Na época de Kempis havia um movimento denominado devotio moderna, que tinha como objetivo contrapor a devotio antiqua, que era praticada por um clero decadente, o qual não colocava mais o próprio coração nas celebrações litúrgicas e nas práticas devocionais, e que buscava o crescimento espiritual apenas pelo muito saber.
Já a devotio moderna, que teve seu início no século XIV nos Países Baixos, buscava a purificação da alma, a simplicidade espiritual, o abandono à vontade de Deus, a vivência da Missa e a exaltação das virtudes. Fizeram parte desse movimento: Greet Groote, talvez seu fundador, Santa Catarina de Sena, Tomás de Jesus, Marsilio de Pádua, entre tantos.
A obra divide-se em quatro partes chamadas livros, subdivididos em pequenos capítulos: o primeiro, traz conselhos úteis para a vida espiritual; o segundo, traz exortação à vida interior; o terceiro, trata da consolação interior; e o quarto, do Sacramento da Eucaristia. Como são independentes entre si, ou seja, cada um possui começo, meio e fim, costumou-se lê-lo de modo autônomo (Ainda hoje, em muitas casas religiosas trechos são lidos aleatoriamente durante as refeições comunitárias).

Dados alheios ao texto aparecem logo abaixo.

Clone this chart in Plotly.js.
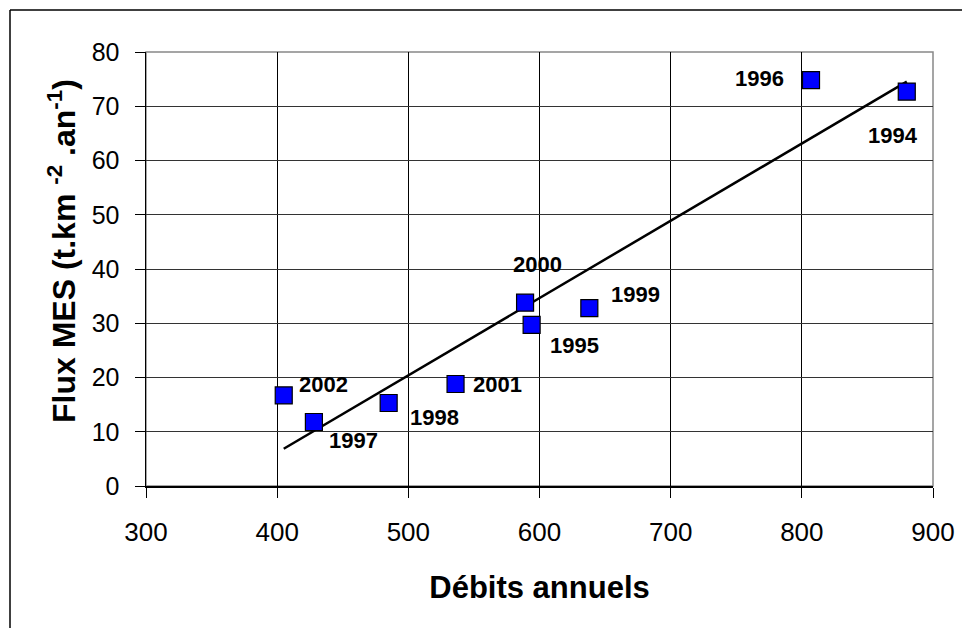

Em suas páginas encontra-se um traço cristocêntrico que busca uma pedagogia que privilegia a conversão, a piedade pessoal e uma ruptura com o mundo: “Quem quiser compreender e saborear plenamente as palavras de Cristo é lhe preciso que procure conformar à dele toda a sua vida” (Livro 1,1,2).
O Papa São João XXIII dizia que o livro era uma máquina de santos, e isso o comprova o enorme número de santos e santas que exortavam sua leitura cotidiana: Santo Inácio de Loyola, São Thomas More, São Roberto Belarmino, São João Bosco, São Pio X, São Pio de Pietrelcina e Santa Teresinha, que o sabia de cor.
A Imitação de Cristo é um livro para aqueles que querem buscar de fato uma intimidade com o Senhor. Vale a pena não só lê-lo, como deixa-lo sempre à mão. Termino com uma citação que talvez resuma o espírito da obra: “Bem-aventurado aquele que compreende o que seja amar a Jesus e desprezar-se a si por amor de Jesus. Por esse amor deves deixar qualquer outro, pois Jesus quer ser amado acima de tudo. O amor da criatura é enganoso e inconstante; o amor de Jesus é fiel e inabalável. Apegado à criatura, cairás com ela, que é instável; abraçado com Jesus, estarás firme para sempre” (Livro 2,7,1).